According to the Centres for Disease Control and Prevention (CDC) Malaria is the top eighth killer in Kenya contributing to 3% deaths.
Every region in the country has its own process of intervention when it comes to dealing with Malaria. This is because transmission rates are different across the country with prevalence high around the Indian Ocean or coastal areas, Western Kenya and around Lake Victoria. These places also known as endemic areas have Malaria cases all year round and one can get the disease by traveling to these destinations at any time of the year. Northern and Southeastern Kenya have seasons for Malaria. People traveling to these destinations during the high season can contract the disease. Studies have shown that doesn’t harbour the parasite that causes malaria.

Doctors advice against abuse of Malaria medicine because it can lead to resistance when the drugs are needed to treat the actual illness and not joint pains or headaches. There has been debate about the intake of prophylaxis when one is traveling to Malaria prone areas. Doctors advise that they should be taken before traveling, during ones stay and after returning to prevent Malaria. However, this method is recommended for foreign visitors who suffer severe effects of the disease. Locals are advised to avoid prophylaxis and only go for testing when they experience symptoms of Malaria. There’s a group of people that should avoid taking antimalarial drugs. These include people with epilepsy who should avoid mefloquine, while pregnant women shouldn’t take doxycycline. This also applies to children younger than 12 years. Malaria can cause a miscarriage or premature labour.

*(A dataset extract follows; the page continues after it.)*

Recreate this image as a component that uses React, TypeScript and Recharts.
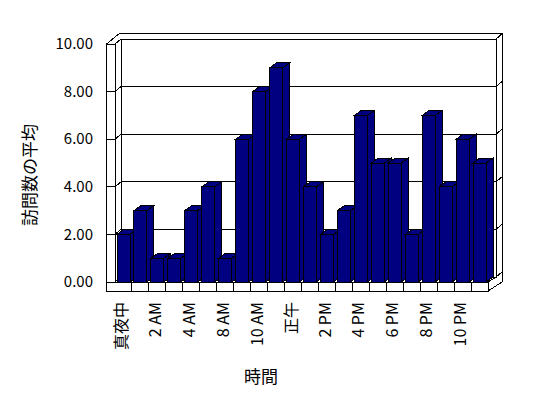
import { BarChart, Bar, XAxis, YAxis, CartesianGrid, ReferenceArea } from 'recharts'

const hours = [
  '真夜中', '1 AM', '2 AM', '3 AM', '4 AM', '6 AM', '8 AM', '9 AM', '10 AM', '11 AM', '正午',
  '1 PM', '2 PM', '3 PM', '4 PM', '5 PM', '6 PM', '7 PM', '8 PM', '9 PM', '10 PM', '11 PM',
]
const visits = [2, 3, 1, 1, 3, 4, 1, 6, 8, 9, 6, 4, 2, 3, 7, 5, 5, 2, 7, 4, 6, 5]
const yTicks = [0, 2, 4, 6, 8, 10]

const data = hours.map((h, i) => ({ hour: h, visits: visits[i] }))

const NAVY = '#000080'
const FONT = '"Noto Sans CJK JP", "Noto Sans", sans-serif'
// fake 3D: bar depth, wall depth, left wall thickness
const DX = 7
const DY = -5
const WDX = 6
const WDY = -5
const WALL = 8.5

const Bar3D = (props: any) => {
  const { x, y, width, height } = props
  if (!height) return null
  const r = x + width
  const b = y + height
  return (
    <g stroke="#000" strokeWidth={1} fill={NAVY}>
      <path d={`M${r},${y}L${r + DX},${y + DY}V${b + DY}L${r},${b}Z`} />
      <path d={`M${x},${y}L${x + DX},${y + DY}H${r + DX}L${r},${y}Z`} />
      <rect x={x} y={y} width={width} height={height} />
    </g>
  )
}

// gridline runs across the left wall, up onto the back wall and off the right edge
const GridLine = (p: any) => {
  const { x1, x2, y1 } = p
  return (
    <path
      key={`g-${y1}`}
      d={`M${x1 - WALL},${y1}H${x1}L${x1 + WDX},${y1 + WDY}H${x2 + 8}L${x2 + 14},${y1 + 2 * WDY}`}
      fill="none"
      stroke="#000"
    />
  )
}

const Walls = (p: any) => {
  const { x, y, width, height } = p
  const x1 = x + width
  const y1 = y + height
  const step = width / hours.length
  return (
    <g fill="none" stroke="#000" strokeWidth={1}>
      {/* back wall */}
      <rect x={x + WDX} y={y + WDY} width={width + 2} height={height} />
      {/* outer edges */}
      <path d={`M${x - WALL},${y}L${x + 5},${y - 11}H${x1 + 14}V${y1}L${x1},${y1 + 9}`} />
      <path d={`M${x - WALL},${y}V${y1 + 9}H${x1}V${y1}`} />
      <path d={`M${x},${y}L${x + WDX},${y + WDY}`} />
      <path d={`M${x},${y}V${y1}H${x1}L${x1 + 8},${y1 + WDY}`} />
      <path d={`M${x1 + 8},${y + WDY}L${x1 + 14},${y - 11}`} />
      {/* floor cells */}
      {hours.slice(1).map((_, i) => (
        <line key={i} x1={x + step * (i + 1)} x2={x + step * (i + 1)} y1={y1} y2={y1 + 9} />
      ))}
    </g>
  )
}

const YTick = ({ x, y, payload }: any) => (
  <text x={x - 22} y={y} dy="0.35em" textAnchor="end" fontSize={15} fontFamily={FONT} fill="#000">
    {Number(payload.value).toFixed(2)}
  </text>
)

const XTick = ({ x, y, payload }: any) => (
  <text
    transform={`translate(${x - 2},${y + 20}) rotate(-90)`}
    dy="0.35em"
    textAnchor="end"
    fontSize={16}
    fontFamily={FONT}
    fill="#000"
  >
    {payload.value}
  </text>
)

const YTitle = ({ viewBox }: any) => (
  <text
    transform={`translate(${viewBox.x + 30},${viewBox.y + viewBox.height / 2 + 12}) rotate(-90)`}
    dy="0.35em"
    textAnchor="middle"
    fontSize={17}
    fontFamily={FONT}
    fill="#000"
  >
    訪問数の平均
  </text>
)

const XTitle = ({ viewBox }: any) => (
  <text x={viewBox.x + 146} y={viewBox.y + 95} dy="0.35em" textAnchor="middle" fontSize={17} fontFamily={FONT} fill="#000">
    時間
  </text>
)

export default function App() {
  return (
    <div style={{ position: 'absolute', left: 0, top: 0, width: 548, height: 398, background: '#fff' }}>
      <BarChart
        width={548}
        height={398}
        data={data}
        margin={{ top: 44, right: 60, bottom: 56, left: 0 }}
        barSize={13}
        style={{ shapeRendering: 'crispEdges' }}
      >
        <ReferenceArea y1={0} y2={10} shape={<Walls />} fill="none" ifOverflow="visible" />
        <CartesianGrid vertical={false} horizontal={GridLine as any} />
        <XAxis
          dataKey="hour"
          interval={1}
          axisLine={false}
          tickLine={false}
          tickSize={0}
          tickMargin={0}
          height={60}
          tick={<XTick />}
          label={<XTitle />}
        />
        <YAxis
          type="number"
          domain={[0, 10]}
          ticks={yTicks}
          width={115}
          axisLine={false}
          tickLine={false}
          tickSize={0}
          tickMargin={0}
          tick={<YTick />}
          label={<YTitle />}
        />
        <Bar dataKey="visits" fill={NAVY} shape={<Bar3D />} isAnimationActive={false} />
      </BarChart>
    </div>
  )
}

Barrier methods such as use of mosquito nets, repellents, sprays, coils and dressing that doesn’t expose one to mosquito bites helps curb the spread of the disease. Indoor residual spraying is one of the best interventions to break malaria transmission. Experts such as Dr Abdisalan Noor, Team Leader for Surveillance at the WHO Global Malaria Programme, say the economic progress being experienced in Kenya can only help. “The shift from mud huts to concrete houses with sealable windows will reduce exposure to mosquito bites,”.

The National Malaria Strategy 2009- 2017 had hoped that by the end of 2017, Kenya would be malaria free. This was not to be due to factors such as declining resources towards the fight against Malaria affecting programs. The Global Fund to Fight AIDS, Tuberculosis and Malaria cut funding for Malaria programs by less than half of the previous package to US$ 63 million. This has created a vacuum where previously insecticides, treated nets and medicines were covered.